Measures Extended to Crypto-Linked Firm
The Fed measures also included help for customers of Signature, whose stock price tumbled after the failure of fellow crypto lender Silvergate Bank. Concerns about cryptocurrencies spread after Circle's USDC stablecoin, whose owner had $3.3 billion of deposits at SVB, lost its peg to the U.S. dollar.
"Senior management has also been removed," the government statement said.
USDC rebounded from its lows on Saturday after Circle said it would cover any shortfall and the coin was on course to reclaim its $1 peg after Sunday's backstop announcement. Bitcoin also rose, trading above $22,000 after a 7% rally on Sunday.
Some 3,500 CEOs and founders signed a petition over the weekend urging Yellen and regulators to backstop depositors, warning that more than 100,000 jobs could be at risk.
Of Silicon Valley Bank's $173 billion in deposits, $151.5 billion weren't covered above the FDIC's $250,000 insurance cap, according to Zerohedge. To offset potential losses, Liquidity Group, a tech lender, was aiming to give start-up clients hurt by SVB's collapse some $3 billion of loans, Bloomberg reported.

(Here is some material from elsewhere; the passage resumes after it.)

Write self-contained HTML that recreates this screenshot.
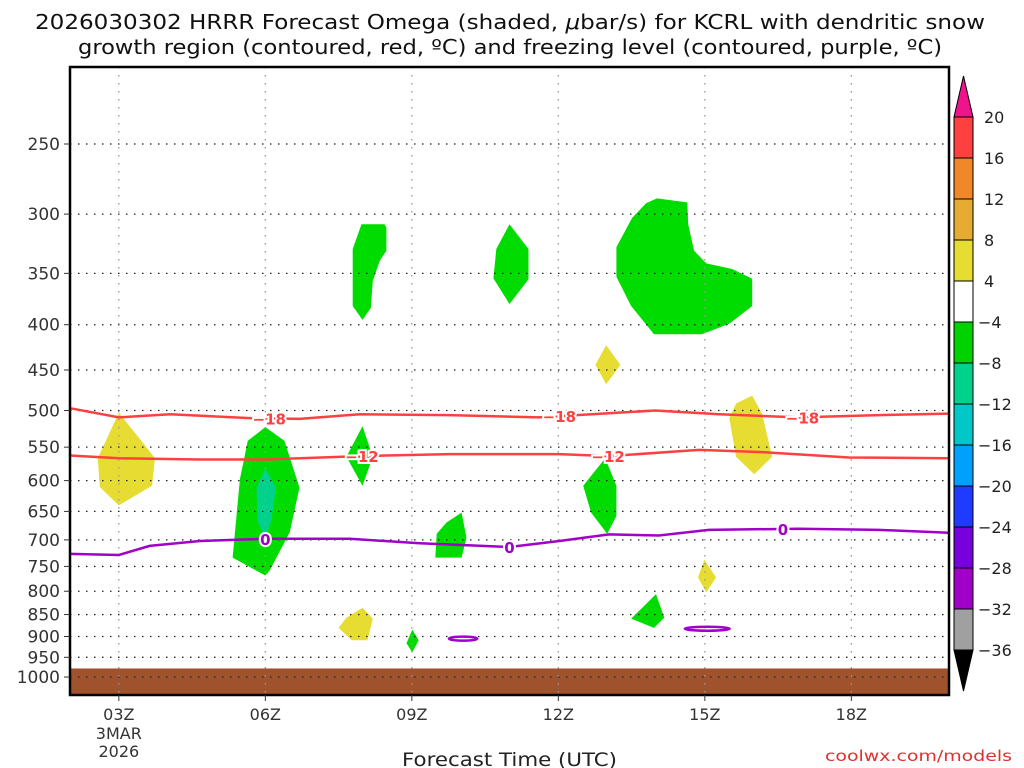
<!DOCTYPE html>
<html><head><meta charset="utf-8"><style>
html,body{margin:0;padding:0;background:#fff;}
svg{display:block;font-family:"DejaVu Sans","Liberation Sans",sans-serif;}
</style></head><body>
<svg id="chart" width="1024" height="768" viewBox="0 0 1024 768" xmlns="http://www.w3.org/2000/svg">
<text x="35" y="29" textLength="950" lengthAdjust="spacingAndGlyphs" font-size="20" fill="#111">2026030302 HRRR Forecast Omega (shaded, <tspan font-style="italic">μ</tspan>bar/s) for KCRL with dendritic snow</text>
<text x="78" y="54" textLength="864" lengthAdjust="spacingAndGlyphs" font-size="20" fill="#111">growth region (contoured, red, ºC) and freezing level (contoured, purple, ºC)</text>
<g id="plot"></g>
<text x="402" y="766" textLength="215" lengthAdjust="spacingAndGlyphs" font-size="19" fill="#222">Forecast Time (UTC)</text>
<text x="825" y="761" textLength="187" lengthAdjust="spacingAndGlyphs" font-size="15" fill="#e03030">coolwx.com/models</text>
</svg>
<script>
const pressureTicks=[250,300,350,400,450,500,550,600,650,700,750,800,850,900,950,1000];
const hourTicks=[3,6,9,12,15,18];
const hourTickLabels=["03Z","06Z","09Z","12Z","15Z","18Z"];
const colorbarLevels=[20,16,12,8,4,-4,-8,-12,-16,-20,-24,-28,-32,-36];
const colorbarColors=["#ff4040","#f0882a","#e6ac32","#e6dc32","#ffffff","#00d200","#00d28c","#00c8c8","#00a0ff","#1e3cff","#7800dc","#a000c8","#a0a0a0"];
const groundPressure=978;
const line18Hours=[2,3,4.05,5.68,6.7,7.93,9.77,11.6,13.98,15.3,16.93,18.56,20];
const line18Press=[497,509,505,510,511,505,506,509,500,505,509,506,504];
const line12Hours=[2,3,4.66,6,7.93,9.77,12.02,13.04,14.88,16.11,17.95,20];
const line12Press=[562,566,568,568,563,560,560,563,554,557,565,566];
const line0Hours=[2,3,3.63,4.66,6,7.73,9.16,11,12.02,13.04,14.06,15.08,16.93,18.56,20];
const line0Press=[726,728,711,702,698,698,706,713,702,690,692,682,680,682,687];
const label18Hours=[6.08,12.02,17.0];
const label12Hours=[7.98,13.02];
const label0Hours=[6.0,11.0,16.6];
const yellowAreas=[
 [[3.00,503],[3.45,540],[3.74,566],[3.68,608],[3.00,640],[2.61,610],[2.57,566]],
 [[12.98,422],[13.27,444],[12.98,467],[12.76,444]],
 [[15.97,481],[16.17,504],[16.38,564],[16.01,590],[15.64,564],[15.50,510],[15.64,491]],
 [[14.99,737],[15.23,772],[15.03,802],[14.86,772]],
 [[7.99,835],[8.20,859],[8.09,909],[7.77,909],[7.50,880],[7.66,857]]
];
const greenAreas=[
 [[7.97,308],[8.44,308],[8.48,311],[8.48,330],[8.34,339],[8.20,357],[8.16,383],[7.99,395],[7.79,381],[7.79,328.5]],
 [[11.00,308],[11.39,328.5],[11.39,355.5],[11.00,379],[10.67,354.6],[10.73,328.5]],
 [[14.02,288],[14.64,291],[14.66,308],[14.78,330],[15.03,341],[15.56,346],[15.97,355],[15.97,381],[15.50,399],[14.94,410],[13.96,410],[13.49,381],[13.19,353],[13.19,327],[13.51,303],[13.80,291.5]],
 [[6.00,522],[6.39,541],[6.70,611],[6.50,686],[6.09,758],[6.00,768],[5.33,733],[5.48,598],[5.64,541]],
 [[7.99,521],[8.20,564],[7.99,608],[7.66,564]],
 [[12.96,566],[13.19,608],[13.19,658],[13.00,689],[12.67,652],[12.51,608]],
 [[10.02,652],[10.12,696],[10.02,733],[9.48,733],[9.51,689],[9.71,669]],
 [[14.00,806],[14.17,857],[13.96,880],[13.49,859],[13.72,835]],
 [[9.01,884],[9.14,909],[9.01,938],[8.89,916]]
];
const tealAreas=[
 [[6.00,581],[6.22,611],[6.12,666],[6.00,698],[5.84,666],[5.82,611]]
];
const purpleLoopHours=[10.05,15.05];
const purpleLoopPress=[905,882];
const purpleLoopHalfWidthHours=[0.29,0.46];

const NS="http://www.w3.org/2000/svg";
const X0=70,X1=949,Y0=67,Y1=695,H0=2,H1=20;
function xs(h){return X0+(h-H0)*(X1-X0)/(H1-H0);}
function ys(p){return 144+384.5*Math.log(p/250);}
const plot=document.getElementById('plot');
function mk(tag,attrs,parent){const e=document.createElementNS(NS,tag);for(const k in attrs)e.setAttribute(k,attrs[k]);(parent||plot).appendChild(e);return e;}
function interp(hs,ps,h){for(let i=0;i<hs.length-1;i++){if(h>=hs[i]&&h<=hs[i+1]){const t=(h-hs[i])/(hs[i+1]-hs[i]);return ps[i]+t*(ps[i+1]-ps[i]);}}return ps[ps.length-1];}

let g=mk('rect',{x:X0,y:ys(groundPressure),width:X1-X0,height:Y1-ys(groundPressure),fill:'#a0522d'});



function poly(pts,fill,name){const d=pts.map(q=>xs(q[0]).toFixed(1)+','+ys(q[1]).toFixed(1)).join(' ');const e=mk('polygon',{points:d,fill:fill});

}
yellowAreas.forEach(a=>poly(a,'#e6dc32','omega-positive-area'));
greenAreas.forEach(a=>poly(a,'#00dc00','omega-negative-area'));
tealAreas.forEach(a=>poly(a,'#00d28c','omega-strong-negative-area'));

pressureTicks.forEach(p=>{const l=mk('line',{x1:X0,x2:X1,y1:ys(p),y2:ys(p),stroke:'#222','stroke-width':1.3,'stroke-dasharray':'1.5,6.5'});

});
hourTicks.forEach(h=>{const l=mk('line',{x1:xs(h),x2:xs(h),y1:Y0,y2:Y1,stroke:'#999','stroke-width':1.3,'stroke-dasharray':'1.5,6.5'});

});

function cline(hs,ps,col,name){const d=hs.map((h,i)=>(i?'L':'M')+xs(h).toFixed(1)+','+ys(ps[i]).toFixed(1)).join('');const e=mk('path',{d:d,fill:'none',stroke:col,'stroke-width':2.5});

}
cline(line18Hours,line18Press,'#ff4040','contour-minus18');
cline(line12Hours,line12Press,'#ff4040','contour-minus12');
cline(line0Hours,line0Press,'#a000c8','freezing-level-0');
purpleLoopHours.forEach((h,i)=>{const e=mk('ellipse',{cx:xs(h),cy:ys(purpleLoopPress[i]),rx:purpleLoopHalfWidthHours[i]*48.9,ry:2,fill:'none',stroke:'#a000c8','stroke-width':2.5});

});
function clabel(hs,ps,list,txt,col,name){list.forEach(h=>{const x=xs(h),y=ys(interp(hs,ps,h));
const t=mk('text',{x:x,y:y+6,'text-anchor':'middle','font-size':15,'font-weight':'bold',fill:col,stroke:'#fff','stroke-width':4,'paint-order':'stroke'});t.textContent=txt;

});}
clabel(line18Hours,line18Press,label18Hours,'−18','#ff4040','contour-label-minus18');
clabel(line12Hours,line12Press,label12Hours,'−12','#ff4040','contour-label-minus12');
clabel(line0Hours,line0Press,label0Hours,'0','#a000c8','contour-label-0');

let fr=mk('rect',{x:X0,y:Y0,width:X1-X0,height:Y1-Y0,fill:'none',stroke:'#000','stroke-width':2.5});



pressureTicks.forEach(p=>{mk('line',{x1:X0-6,x2:X0,y1:ys(p),y2:ys(p),stroke:'#333','stroke-width':1});
const t=mk('text',{x:X0-10,y:ys(p)+6,'text-anchor':'end','font-size':17,fill:'#333'});t.textContent=p;

});
hourTicks.forEach((h,i)=>{mk('line',{x1:xs(h),x2:xs(h),y1:Y1,y2:Y1+6,stroke:'#333','stroke-width':1});
const t=mk('text',{x:xs(h),y:Y1+25,'text-anchor':'middle','font-size':16,fill:'#333'});t.textContent=hourTickLabels[i];

});
['3MAR','2026'].forEach((s,i)=>{const t=mk('text',{x:xs(3),y:Y1+44+i*18,'text-anchor':'middle','font-size':16,fill:'#333'});t.textContent=s;

});

const CX=954,CW=19,CT=117,CB=650,step=(CB-CT)/(colorbarLevels.length-1);
let tri=mk('polygon',{points:`${CX},${CT} ${CX+CW},${CT} ${CX+CW/2},${CT-41}`,fill:'#f0148c',stroke:'#000','stroke-width':1});


tri=mk('polygon',{points:`${CX},${CB} ${CX+CW},${CB} ${CX+CW/2},${CB+41}`,fill:'#000',stroke:'#000','stroke-width':1});


colorbarColors.forEach((c,i)=>{const r=mk('rect',{x:CX,y:CT+i*step,width:CW,height:step,fill:c,stroke:'#000','stroke-width':1});

});
colorbarLevels.forEach((v,i)=>{const t=mk('text',{x:CX+CW+5+(v<0?0:6),y:CT+i*step+6,'font-size':16,fill:'#222'});t.textContent=(v<0?'−':'')+Math.abs(v);

});
</script>
</body></html>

Authorities insisted the moves will protect the U.S. economy by boosting confidence in the banking system.
"This step will ensure that the U.S. banking system continues to perform its vital roles of protecting deposits and providing access to credit to households and businesses in a manner that promotes strong and sustainable economic growth," the statement said.
The financial risk wasn't limited to technology and crypto firms: Hundreds of California winemakers are also customers of SVB.
“It could be devastating,” John Balletto, president of Balletto Vineyards, told the Wall Street Journal,. While his own SVB deposits are small enough to fall under the FDIC's limit, he knows of others who aren't insured, he told the publication.